With hacking, baby eagles are taken from natural nesting sites and relocated to an artificial nest on a high platform. The birds are fed by humans in such a way that they do not lose their natural fear of them or associate them with food.

Hacking was hugely successful – so much so that it was discontinued at Montezuma in 1989 when two nesting pairs were established and other eagles had dispersed and nested elsewhere in New York. In its first four years, 23 bald eagles were released at Montezuma where they learned how to hunt for themselves and breed – both signs that they had not grown accustomed to human intervention.

Several nesting sites have been built and abandoned at Montezuma. The nest on Armitage Road offers the best viewing, particularly before the leaves are on the trees. The eagles now produce young of their own, and by 1995, the bald eagle’s status in the lower 48 shifted from “endangered” to “threatened.”

When you visit Montezuma, you may confuse ospreys with bald eagles. Ospreys tend to be smaller and are dappled black and white on their undersides. Bald eagles resemble soaring “boards” with massive wingspans. Plus, they fly very high. Adult bald eagles are black with a distinctive white head, and the juveniles are dark brown. Both ospreys and eagles hunt for fish and build large nests, but eagles are much more reclusive when it comes to being around humans.

A Primer for Bird Watching
If you’ve never watched birds, Montezuma is a great place to start.
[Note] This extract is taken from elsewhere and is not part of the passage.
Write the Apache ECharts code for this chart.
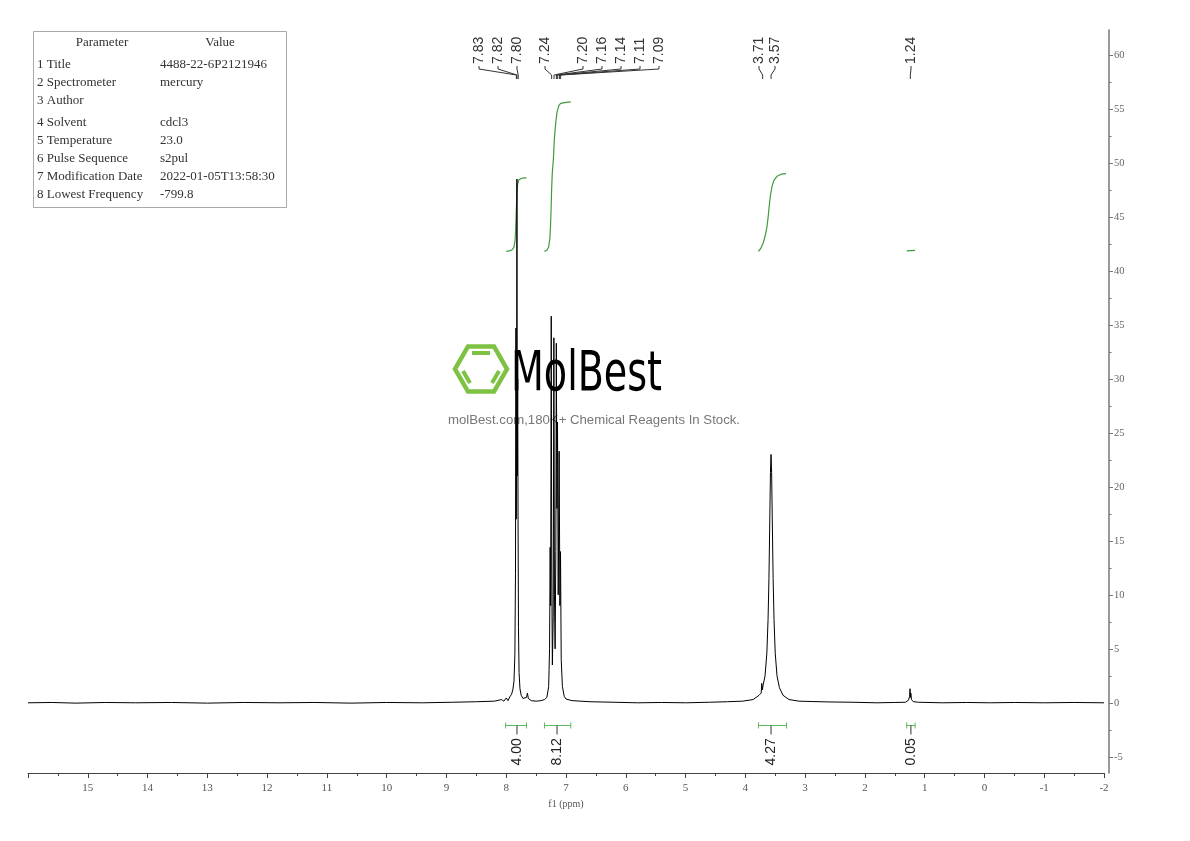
<!DOCTYPE html>
<html><head><meta charset="utf-8">
<script src="https://cdn.jsdelivr.net/npm/echarts@6/dist/echarts.min.js"></script>
<style>html,body{margin:0;padding:0;background:#fff}#c{width:1190px;height:841px}</style>
</head><body><div id="c"></div>
<script>
// ---------------- DATA ----------------
const spectrum = [
[16.0,0],[15.6,0.03],[15.2,-0.03],[14.7,0.03],[14.2,0],[13.6,0.03],[13.0,-0.03],[12.4,0.03],[11.8,0],[11.2,0.03],[10.6,-0.03],[10.0,0.03],[9.4,0],[8.9,0.05],[8.5,0.1],[8.2,0.15],[8.08,0.3],[8.04,0.15],[8.00,0.45],[7.97,0.2],[7.94,0.55],[7.91,0.8],[7.89,1.2],[7.87,2.0],[7.855,4.5],[7.845,12],[7.838,34.7],[7.832,17],[7.826,24],[7.821,48.5],[7.815,21],[7.808,30],[7.802,17],[7.795,7],[7.785,2.8],[7.77,1.3],[7.75,0.7],[7.72,0.4],[7.69,0.3],[7.66,0.5],[7.645,0.9],[7.63,0.4],[7.58,0.2],[7.5,0.15],[7.42,0.2],[7.36,0.3],[7.32,0.5],[7.29,1.5],[7.275,5],[7.265,14.4],[7.257,9],[7.247,35.8],[7.238,12],[7.228,3.5],[7.214,8],[7.203,33.8],[7.193,10],[7.182,5],[7.17,14],[7.162,33.3],[7.152,18],[7.142,26],[7.13,10],[7.115,23.3],[7.102,9],[7.092,14],[7.08,4],[7.06,1.5],[7.03,0.6],[7.0,0.35],[6.9,0.2],[6.6,0.1],[6.2,0.05],[5.8,0],[5.4,0.03],[5.0,0],[4.6,0.05],[4.3,0.1],[4.05,0.15],[3.87,0.3],[3.77,0.7],[3.735,0.9],[3.725,1.8],[3.715,1.2],[3.70,1.7],[3.67,2.5],[3.64,4.6],[3.62,7.7],[3.605,11.5],[3.59,17.3],[3.58,21.3],[3.57,23],[3.56,21.3],[3.55,17.3],[3.535,11.5],[3.52,7.7],[3.50,4.6],[3.47,2.5],[3.43,1.4],[3.37,0.7],[3.27,0.3],[3.1,0.15],[2.9,0.12],[2.6,0.08],[2.2,0.05],[1.8,0],[1.5,0.03],[1.32,0.05],[1.27,0.25],[1.252,0.6],[1.245,1.3],[1.238,0.5],[1.232,0.9],[1.22,0.3],[1.19,0.1],[1.1,0.05],[0.7,0],[0.3,0.03],[-0.1,0],[-0.5,0.03],[-1.0,0],[-1.5,0.03],[-2.0,0]
];
const integral1 = [[8.00,41.8],[7.95,41.85],[7.90,41.95],[7.87,42.2],[7.85,42.9],[7.84,44.2],[7.83,45.8],[7.82,47.2],[7.81,48.0],[7.79,48.4],[7.75,48.55],[7.70,48.6],[7.66,48.6]];
const integral2 = [[7.36,41.8],[7.32,41.9],[7.29,42.2],[7.27,43.0],[7.26,44.0],[7.25,45.6],[7.24,47.6],[7.23,49.0],[7.21,50.4],[7.195,52.2],[7.17,53.8],[7.15,54.7],[7.12,55.3],[7.09,55.5],[7.0,55.6],[6.92,55.65]];
const integral3 = [[3.78,41.8],[3.74,42.1],[3.70,42.6],[3.67,43.2],[3.64,44.0],[3.62,44.9],[3.60,46.0],[3.58,47.0],[3.55,47.9],[3.52,48.4],[3.47,48.75],[3.40,48.95],[3.32,49.0]];
const integral4 = [[1.30,41.85],[1.16,41.9]];

const integralFrom = [8.01, 7.36, 3.78, 1.30];
const integralTo   = [7.66, 6.92, 3.31, 1.16];
const integralAt   = [7.82, 7.15, 3.57, 1.23];
const integralText = ['4.00', '8.12', '4.27', '0.05'];

const peakPpm = [7.83, 7.82, 7.80, 7.24, 7.20, 7.16, 7.14, 7.11, 7.09, 3.71, 3.57, 1.24];
const peakText = ['7.83','7.82','7.80','7.24','7.20','7.16','7.14','7.11','7.09','3.71','3.57','1.24'];

const yTickValues = [-5,0,5,10,15,20,25,30,35,40,45,50,55,60];
const yMinorValues = [-2.5,2.5,7.5,12.5,17.5,22.5,27.5,32.5,37.5,42.5,47.5,52.5,57.5,62.5];

const paramNames = ['1 Title','2 Spectrometer','3 Author','4 Solvent','5 Temperature','6 Pulse Sequence','7 Modification Date','8 Lowest Frequency'];
const paramValues = ['4488-22-6P2121946','mercury','','cdcl3','23.0','s2pul','2022-01-05T13:58:30','-799.8'];

// ---------------- LAYOUT ----------------
const peakLabelX = [479, 498, 517, 545, 583, 602, 621, 640, 659, 759, 775, 911];
const rowY = [65, 83, 101, 123, 141, 159, 177, 195];
const BRACKET_Y = -2.1;
const SERIF = '"Liberation Serif", "DejaVu Serif", serif';
const SANS = '"Liberation Sans", Arial, sans-serif';
const GREEN_INT = '#3f9a3f';
const GREEN_BR = '#5cb85c';

const ctx = document.createElement('canvas').getContext('2d');
const logoFont = '56px "Liberation Sans Narrow", "DejaVu Sans Condensed", "Liberation Sans", sans-serif';
ctx.font = logoFont;
const logoScale = 151 / ctx.measureText('MolBest').width;
const subFont = '12.5px ' + SANS;
ctx.font = subFont;
const subText = 'molBest.com,180K+ Chemical Reagents In Stock.';
const subScale = 292 / ctx.measureText(subText).width;

// table graphics
const TF = '13px ' + SERIF;
const tableEls = [{type:'rect', shape:{x:33.5,y:31.5,width:253,height:176}, style:{fill:'#fff',stroke:'#aaa',lineWidth:1}, z:5},
  {type:'text', x:102, y:43, style:{text:'Parameter', font:TF, fill:'#333', align:'center', verticalAlign:'middle'}, z:6},
  {type:'text', x:220, y:43, style:{text:'Value', font:TF, fill:'#333', align:'center', verticalAlign:'middle'}, z:6}];
paramNames.forEach((n,i)=>{
  tableEls.push({type:'text', x:37, y:rowY[i], style:{text:n, font:TF, fill:'#333', align:'left', verticalAlign:'middle'}, z:6});
  tableEls.push({type:'text', x:160, y:rowY[i], style:{text:paramValues[i], font:TF, fill:'#333', align:'left', verticalAlign:'middle'}, z:6});
});

// watermark
const hc = [481, 369], R = 26;
const hex = [];
for (let k=0;k<6;k++){ const a = k*Math.PI/3; hex.push([hc[0]+R*Math.cos(a), hc[1]-R*Math.sin(a)]); }
const wmEls = [
  {type:'polygon', shape:{points:hex}, style:{fill:'none', stroke:'#7dc242', lineWidth:4.5}, z:0},
  {type:'line', shape:{x1:472,y1:353,x2:490,y2:353}, style:{stroke:'#7dc242', lineWidth:4}, z:0},
  {type:'line', shape:{x1:463,y1:371,x2:470,y2:383}, style:{stroke:'#7dc242', lineWidth:4}, z:0},
  {type:'line', shape:{x1:492,y1:383,x2:499,y2:371}, style:{stroke:'#7dc242', lineWidth:4}, z:0},
  {type:'text', x:511, y:375, scaleX:logoScale, style:{text:'MolBest', font:logoFont, fill:'#000', align:'left', verticalAlign:'middle'}, z:0},
  {type:'text', x:448, y:421, scaleX:subScale, style:{text:subText, font:subFont, fill:'#777', align:'left', verticalAlign:'middle'}, z:0}
];

const chart = echarts.init(document.getElementById('c'), null, {renderer:'canvas'});
const intLine = (d) => ({type:'line', data:d, showSymbol:false, symbol:'none', lineStyle:{color:GREEN_INT, width:1.2}, z:3, silent:true, animation:false});

chart.setOption({
  animation:false,
  backgroundColor:'#fff',
  grid:{left:28, right:86, top:30, bottom:68},
  xAxis:{type:'value', min:-2, max:16, interval:1, inverse:true,
    axisLine:{onZero:false, lineStyle:{color:'#444', width:1}},
    axisTick:{length:5, lineStyle:{color:'#444'}},
    minorTick:{show:true, splitNumber:2, length:3, lineStyle:{color:'#444'}},
    splitLine:{show:false},
    axisLabel:{fontFamily:'Liberation Serif', fontSize:11, color:'#555', margin:10, formatter:(v)=> v===16 ? '' : String(v)},
    name:'f1 (ppm)', nameLocation:'middle', nameGap:25,
    nameTextStyle:{fontFamily:'Liberation Serif', fontSize:10, color:'#555'}
  },
  yAxis:[
    {type:'value', min:-6.5, max:62.3, position:'right', offset:5,
     axisLine:{show:true, onZero:false, lineStyle:{color:'#777', width:1.5}},
     axisTick:{show:true, customValues:yTickValues, length:4, lineStyle:{color:'#777'}},
     axisLabel:{customValues:yTickValues, fontFamily:'Liberation Serif', fontSize:10.5, color:'#666', margin:5},
     splitLine:{show:false}},
    {type:'value', min:-6.5, max:62.3, position:'right', offset:5,
     axisLine:{show:false, onZero:false},
     axisTick:{show:true, customValues:yMinorValues, length:2.5, lineStyle:{color:'#777'}},
     axisLabel:{show:false}, splitLine:{show:false}}
  ],
  graphic:{elements: wmEls.concat(tableEls)},
  series:[
    {type:'line', data:spectrum, showSymbol:false, symbol:'none', lineStyle:{color:'#000', width:1}, z:4, silent:true, animation:false},
    intLine(integral1), intLine(integral2), intLine(integral3), intLine(integral4),
    {type:'custom', clip:false, silent:true, z:5,
     data: integralFrom.map((f,i)=>[f, integralTo[i], integralAt[i]]),
     renderItem:(params, api)=>{
       const i = params.dataIndex;
       const p1 = api.coord([api.value(0), BRACKET_Y]);
       const p2 = api.coord([api.value(1), BRACKET_Y]);
       const pl = api.coord([api.value(2), BRACKET_Y]);
       const y = p1[1];
       return {type:'group', children:[
         {type:'line', shape:{x1:p1[0],y1:y,x2:p2[0],y2:y}, style:{stroke:GREEN_BR, lineWidth:1}},
         {type:'line', shape:{x1:p1[0],y1:y-3,x2:p1[0],y2:y+3}, style:{stroke:GREEN_BR, lineWidth:1}},
         {type:'line', shape:{x1:p2[0],y1:y-3,x2:p2[0],y2:y+3}, style:{stroke:GREEN_BR, lineWidth:1}},
         {type:'line', shape:{x1:pl[0],y1:y,x2:pl[0],y2:y+9}, style:{stroke:'#333', lineWidth:1}},
         {type:'text', x:pl[0], y:y+40, rotation:Math.PI/2,
          style:{text:integralText[i], font:'14px '+SANS, fill:'#222', align:'left', verticalAlign:'middle'}}
       ]};
     }},
    {type:'custom', clip:false, silent:true, z:5,
     data: peakPpm.map((p)=>[p, 0]),
     renderItem:(params, api)=>{
       const i = params.dataIndex;
       const px = api.coord([api.value(0), 0])[0];
       const lx = peakLabelX[i];
       return {type:'group', children:[
         {type:'polyline', shape:{points:[[lx,66],[lx,69],[px,75],[px,79]]}, style:{stroke:'#333', lineWidth:1, fill:'none'}},
         {type:'text', x:lx, y:64, rotation:Math.PI/2,
          style:{text:peakText[i], font:'14px '+SANS, fill:'#333', align:'left', verticalAlign:'middle'}}
       ]};
     }}
  ]
});
</script></body></html>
You’ll see more types of ducks, geese and songbirds on a May morning than anywhere else nearby.

Here are a few tips for getting the most out of the experience:
• For best viewing, plan your trip for early morning or late afternoon. You’ll see more species in spring and autumn when the birds are migrating. (I personally prefer late April
before the leaves are on the trees.)
• Bring binoculars, a field guide and a pencil. Books by Audubon and Roger Tory Peterson are favorites.
• Use the various scopes mounted on observation towers at Montezuma. These are more powerful than binoculars and provide a steadier view.
• Stop by the Visitor Center to learn which birds have been seen. The staff keeps daily records of sightings. Be sure to ask if anything unusual has been spotted.
• Stay in your car! Birds see it as “blind” and aren’t frightened away.
• Use your eyes first to scan an area for birds. Be sure to check carefully near shorelines and in snags; these are often favored spots.
• When you see a bird, look carefully for details such as eye, beak and foot color, unusual markings, crests, overall size, body and wing shape (especially for birds in flight).
• Make it a family event. Kids can describe what they see and parents can use the book to find it.
• Mark the date and location in your field guide. If you enjoy bird watching, start a “life list” of birds you have seen.
• Learn various bird songs to identify species you can’t see. Check out this website: www.math.sunysb.edu/~tony/birds/.